In The Spirit Of Spring Break

It’s almost spring break here at Stanford, and in that vein, I thought I’d talk about a topic that is likely to be on at least a few spring breakers’ minds: marijuana.* Last week, a bipartisan trio – Senators Booker, Gillibrand, and Paul – proposed the Compassionate Access, Research Expansion, and Respect States (CARERS) Act, which has been described as the “first ever” Senate bill to “legalize” medical marijuana.

Although in recent years there have been numerous state efforts aimed at legalizing medical marijuana, federal action is needed to truly legalize it. This is because federal law trumps conflicting state law. And the federal Controlled Substances Act (CSA) prohibits the possession, cultivation, and distribution of marijuana, including for medicinal purposes, and classifies marijuana as a “Schedule I” drug—a drug with no currently acceptable medical use and a high potential for abuse.

The CARERS Act would change this approach to regulating marijuana. To accomplish its purpose of “extend[ing] the principle of federalism to State drug policy, provid[ing] access to medical marijuana, and enable[ing] research into the medicinal properties of marijuana,” the CARERS Act, among other things, would: (1) amend the CSA to make clear that it does not apply to individuals producing, possessing, or dispensing medical marijuana in compliance with state law, and; (2) re-classify marijuana as a less-restricted Schedule II drug, and make other changes to facilitate medical research with marijuana.

So far so good, if you’re a believer in medical marijuana. But the CARERS Act doesn’t address another elephant, or 800-pound gorilla, or some other example of a large, imposing creature, in the room: FDA.

Under the Federal Food, Drug, and Cosmetic Act, a substance generally cannot be marketed as a treatment for a disease or condition until FDA determines that it is safe and effective for its intended use. There are some limits to FDA’s jurisdiction that may provide loopholes for medical marijuana, at least in some circumstances. For example, for FDA to have jurisdiction, a drug – or its components – must move in interstate commerce at some point. This means that if a marijuana product was wholly produced and used intrastate, it might escape FDA’s oversight. That said, for many marijuana products – for example, edibles – there will at least be components of the product that have traveled across state lines.

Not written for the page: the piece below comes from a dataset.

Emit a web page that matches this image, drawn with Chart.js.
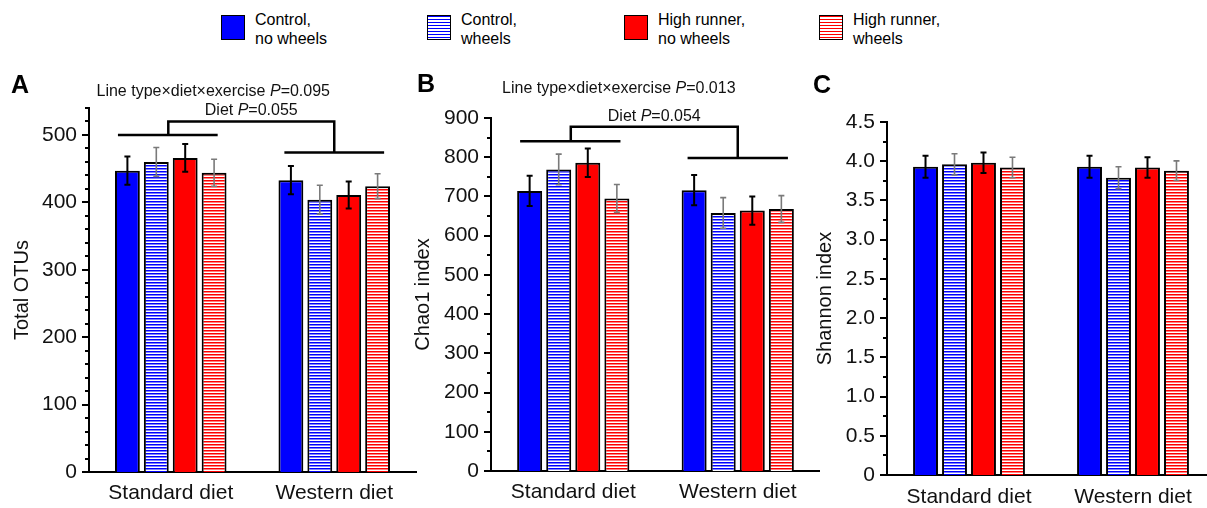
<!DOCTYPE html>
<html lang="en">
<head>
<meta charset="utf-8">
<title>Gut microbial diversity by line type, diet and exercise</title>
<script src="https://cdn.jsdelivr.net/npm/chart.js@4.4.1/dist/chart.umd.min.js"></script>
<style>
  html, body { margin: 0; padding: 0; background: #fff; }
  body { position: relative; width: 1207px; height: 508px; overflow: hidden;
         font-family: "Liberation Sans", Arial, Helvetica, sans-serif; color: #000; }
  canvas { position: absolute; top: 0; }
  #legend .sw { position: absolute; top: 15px; width: 24px; height: 25px; box-sizing: border-box; border: 1px solid #000; }
  #legend .lbl { position: absolute; top: 10px; font-size: 16px; line-height: 19px; white-space: nowrap; }
</style>
</head>
<body>
<div id="legend"></div>
<canvas id="panelA" width="420" height="508" style="left:0px"></canvas>
<canvas id="panelB" width="420" height="508" style="left:400px"></canvas>
<canvas id="panelC" width="420" height="508" style="left:800px"></canvas>
<script>
// ---- data -------------------------------------------------------------
const categories = ['Standard diet', 'Western diet'];
const seriesNames = [
  ['Control,', 'no wheels'],
  ['Control,', 'wheels'],
  ['High runner,', 'no wheels'],
  ['High runner,', 'wheels']
];

// one row per series, one column per diet: mean and SEM
const otuMean     = [[447, 433], [460, 404], [466, 411], [444, 424]];
const otuErr      = [[21, 21], [21.5, 21.5], [20.5, 20], [20, 18.5]];
const chaoMean    = [[714, 716], [769, 658], [786, 664], [695, 668]];
const chaoErr     = [[38.5, 38.5], [39, 39], [36.5, 36], [35.5, 34]];
const shannonMean = [[3.93, 3.93], [3.96, 3.79], [3.98, 3.92], [3.92, 3.88]];
const shannonErr  = [[0.14, 0.14], [0.135, 0.14], [0.13, 0.13], [0.13, 0.125]];

// y-axis tick labels
const otuTicks     = [0, 100, 200, 300, 400, 500];
const chaoTicks    = [0, 100, 200, 300, 400, 500, 600, 700, 800, 900];
const shannonTicks = [0, 0.5, 1.0, 1.5, 2.0, 2.5, 3.0, 3.5, 4.0, 4.5];

// ANOVA P values: line type x diet x exercise, diet
const otuP  = ['0.095', '0.055'];
const chaoP = ['0.013', '0.054'];

// ---- styling ----------------------------------------------------------
const FONT = '"Liberation Sans", Arial, Helvetica, sans-serif';
const BLUE = '#0000ff', RED = '#ff0000';

function stripes(color) {
  const c = document.createElement('canvas');
  c.width = 4; c.height = 3;
  const g = c.getContext('2d');
  g.fillStyle = '#fff'; g.fillRect(0, 0, 4, 3);
  g.fillStyle = color; g.fillRect(0, 0, 4, 1.5);
  return g.createPattern(c, 'repeat');
}

const seriesStyle = [
  { fill: BLUE,          css: BLUE, striped: false, err: '#000',    errW: 2 },
  { fill: stripes(BLUE), css: BLUE, striped: true,  err: '#7a7a7a', errW: 1.6 },
  { fill: RED,           css: RED,  striped: false, err: '#000',    errW: 2 },
  { fill: stripes(RED),  css: RED,  striped: true,  err: '#7a7a7a', errW: 1.6 }
];

// ---- legend -----------------------------------------------------------
const legendX = [221, 427, 624, 819];
const legend = document.getElementById('legend');
seriesNames.forEach((name, i) => {
  const st = seriesStyle[i];
  const sw = document.createElement('div');
  sw.className = 'sw';
  sw.style.left = legendX[i] + 'px';
  sw.style.background = st.striped
    ? `repeating-linear-gradient(to bottom, ${st.css} 0px, ${st.css} 1.5px, #fff 1.5px, #fff 3px)`
    : st.css;
  const lb = document.createElement('div');
  lb.className = 'lbl';
  lb.style.left = (legendX[i] + 34) + 'px';
  lb.innerHTML = name.join('<br>');
  legend.appendChild(sw);
  legend.appendChild(lb);
});

// ---- plugins ----------------------------------------------------------
function richText(ctx, parts, cx, baseY, size) {
  const widths = parts.map(([t, it]) => {
    ctx.font = `${it ? 'italic ' : ''}${size}px ${FONT}`;
    return ctx.measureText(t).width;
  });
  let x = cx - widths.reduce((a, b) => a + b, 0) / 2;
  ctx.textAlign = 'left';
  ctx.textBaseline = 'alphabetic';
  parts.forEach(([t, it], k) => {
    ctx.font = `${it ? 'italic ' : ''}${size}px ${FONT}`;
    ctx.fillText(t, x, baseY);
    x += widths[k];
  });
}

// major and minor tick marks on the value axis
const axisTicks = {
  id: 'axisTicks',
  afterDraw(chart, _args, o) {
    const ys = chart.scales.y, ctx = chart.ctx, x0 = chart.chartArea.left;
    ctx.save();
    ctx.strokeStyle = '#000';
    ctx.lineWidth = 2;
    const n = Math.round((ys.max - ys.min) / o.minor);
    for (let k = 0; k <= n; k++) {
      const v = ys.min + k * o.minor;
      const r = v / o.major;
      const len = Math.abs(r - Math.round(r)) < 1e-6 ? 7 : 4;
      const py = Math.round(ys.getPixelForValue(v));
      ctx.beginPath();
      ctx.moveTo(x0 - len, py);
      ctx.lineTo(x0, py);
      ctx.stroke();
    }
    ctx.restore();
  }
};

// mean +/- SEM whiskers
const errorBars = {
  id: 'errorBars',
  afterDatasetsDraw(chart) {
    const ys = chart.scales.y, ctx = chart.ctx;
    ctx.save();
    chart.data.datasets.forEach((ds, i) => {
      chart.getDatasetMeta(i).data.forEach((bar, j) => {
        const top = ys.getPixelForValue(ds.data[j] + ds.errors[j]);
        const bot = ys.getPixelForValue(ds.data[j] - ds.errors[j]);
        ctx.strokeStyle = ds.errorColor;
        ctx.lineWidth = ds.errorWidth;
        ctx.beginPath();
        ctx.moveTo(bar.x, top); ctx.lineTo(bar.x, bot);
        ctx.moveTo(bar.x - 3, top); ctx.lineTo(bar.x + 3, top);
        ctx.moveTo(bar.x - 3, bot); ctx.lineTo(bar.x + 3, bot);
        ctx.stroke();
      });
    });
    ctx.restore();
  }
};

// panel letter, diet bracket and P values
const statsNotes = {
  id: 'statsNotes',
  afterDraw(chart, _args, o) {
    const ctx = chart.ctx, xs = chart.scales.x, ys = chart.scales.y;
    ctx.save();
    ctx.fillStyle = '#000';
    ctx.textAlign = 'center';
    ctx.textBaseline = 'alphabetic';
    ctx.font = `bold 25px ${FONT}`;
    ctx.fillText(o.letter, o.letterX, o.letterY);
    if (o.p) {
      const c0 = xs.getPixelForValue(0), c1 = xs.getPixelForValue(1), w = c1 - c0;
      const [yL, yTop, yR] = o.bracket.map(v => ys.getPixelForValue(v));
      const lx = c0 - 0.015 * w;
      ctx.strokeStyle = '#000';
      ctx.lineWidth = 2.5;
      ctx.lineJoin = 'miter';
      ctx.beginPath();
      ctx.moveTo(c0 - 0.323 * w, yL); ctx.lineTo(c0 + 0.287 * w, yL);
      ctx.moveTo(lx, yL); ctx.lineTo(lx, yTop); ctx.lineTo(c1, yTop); ctx.lineTo(c1, yR);
      ctx.moveTo(c1 - 0.305 * w, yR); ctx.lineTo(c1 + 0.305 * w, yR);
      ctx.stroke();
      ctx.fillStyle = '#111';
      richText(ctx, [['Line type\u00d7diet\u00d7exercise ', false], ['P', true], ['=' + o.p[0], false]],
               c0 + o.noteShift * w, ys.getPixelForValue(o.text[0]), 16);
      richText(ctx, [['Diet ', false], ['P', true], ['=' + o.p[1], false]],
               (lx + c1) / 2, ys.getPixelForValue(o.text[1]), 16);
    }
    ctx.restore();
  }
};

// ---- panels -----------------------------------------------------------
function makePanel(id, cfg) {
  return new Chart(document.getElementById(id), {
    type: 'bar',
    data: {
      labels: categories,
      datasets: cfg.mean.map((m, i) => ({
        label: seriesNames[i].join(' '),
        data: m,
        errors: cfg.err[i],
        errorColor: seriesStyle[i].err,
        errorWidth: seriesStyle[i].errW,
        backgroundColor: seriesStyle[i].fill,
        borderColor: '#000',
        borderWidth: 2,
        borderSkipped: 'start',
        categoryPercentage: 0.707,
        barPercentage: 0.86
      }))
    },
    options: {
      responsive: false,
      animation: false,
      events: [],
      layout: { padding: { left: 0, right: cfg.padRight, top: cfg.padTop, bottom: 0 } },
      plugins: {
        legend: { display: false },
        tooltip: { enabled: false },
        axisTicks: { minor: cfg.minor, major: cfg.major },
        statsNotes: cfg.notes
      },
      scales: {
        x: {
          grid: { display: false, drawTicks: false },
          border: { display: true, color: '#000', width: 2 },
          ticks: { color: '#111', font: { family: FONT, size: 21 }, padding: cfg.xPad, maxRotation: 0 },
          afterFit: s => { s.height = cfg.xHeight; }
        },
        y: {
          min: 0,
          max: cfg.max,
          grid: { display: false, drawTicks: false },
          border: { display: true, color: '#000', width: 2 },
          ticks: { color: '#111', font: { family: FONT, size: 21 }, padding: 12, autoSkip: false,
                   callback: cfg.fmt },
          afterBuildTicks: s => { s.ticks = cfg.ticks.map(v => ({ value: v })); },
          title: { display: true, text: cfg.title, color: '#111',
                   font: { family: FONT, size: 20 }, padding: { top: cfg.titlePad, bottom: 0 } },
          afterFit: s => { s.width = cfg.yWidth; }
        }
      }
    },
    plugins: [axisTicks, errorBars, statsNotes]
  });
}

makePanel('panelA', {
  mean: otuMean, err: otuErr, ticks: otuTicks, max: 540, minor: 20, major: 100,
  fmt: v => String(v), title: 'Total OTUs',
  yWidth: 89, padTop: 108, padRight: 4, xHeight: 36, xPad: 9, titlePad: 10,
  notes: { letter: 'A', letterX: 20, letterY: 93, p: otuP,
           bracket: [500, 520, 474], text: [558, 529], noteShift: 0.26 }
});

makePanel('panelB', {
  mean: chaoMean, err: chaoErr, ticks: chaoTicks, max: 900, minor: 50, major: 100,
  fmt: v => String(v), title: 'Chao1 index',
  yWidth: 91, padTop: 118, padRight: 0, xHeight: 37, xPad: 9, titlePad: 11,
  notes: { letter: 'B', letterX: 26, letterY: 92, p: chaoP,
           bracket: [841, 878, 798], text: [964, 892], noteShift: 0.277 }
});

makePanel('panelC', {
  mean: shannonMean, err: shannonErr, ticks: shannonTicks, max: 4.5, minor: 0.25, major: 0.5,
  fmt: v => (v === 0 ? '0' : v.toFixed(1)), title: 'Shannon index',
  yWidth: 87, padTop: 122, padRight: 5, xHeight: 33, xPad: 10, titlePad: 13,
  notes: { letter: 'C', letterX: 22, letterY: 93 }
});
</script>
</body>
</html>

In short, what this means – as High Times noted, but many mainstream media outlets, such as Slate and the Washington Post, neglected to – is that, even if the CARERS Act were to become law, medical marijuana may not be legal under federal law unless it is approved by FDA.

From a public health perspective, I don’t see that as a bad thing. There doesn’t seem to me to be any reason to treat medical marijuana differently than we treat any other drug marketed as a therapeutic. In line with this thinking, removing the extra requirements for conducting marijuana clinical trials that don’t exist for other drug trials seems like a good idea. But just as we want more traditional medicines to actually do what companies purport that they do, we should want marijuana to only be marketed for diseases and conditions for which there is strong evidence that it is safe and effective. From quack cancer cures before the modern FDA era to bogus dietary supplements today, history does not give me much confidence that an unregulated medical marijuana industry would so limit itself.

*Admittedly, it’s probably not medical marijuana that spring breakers have on their minds…

1 Response to In The Spirit Of Spring Break
  1. I would say for the most part marijuana is only marketed for diseases and medical conditions for which there is solid evidence that it is effective and safe.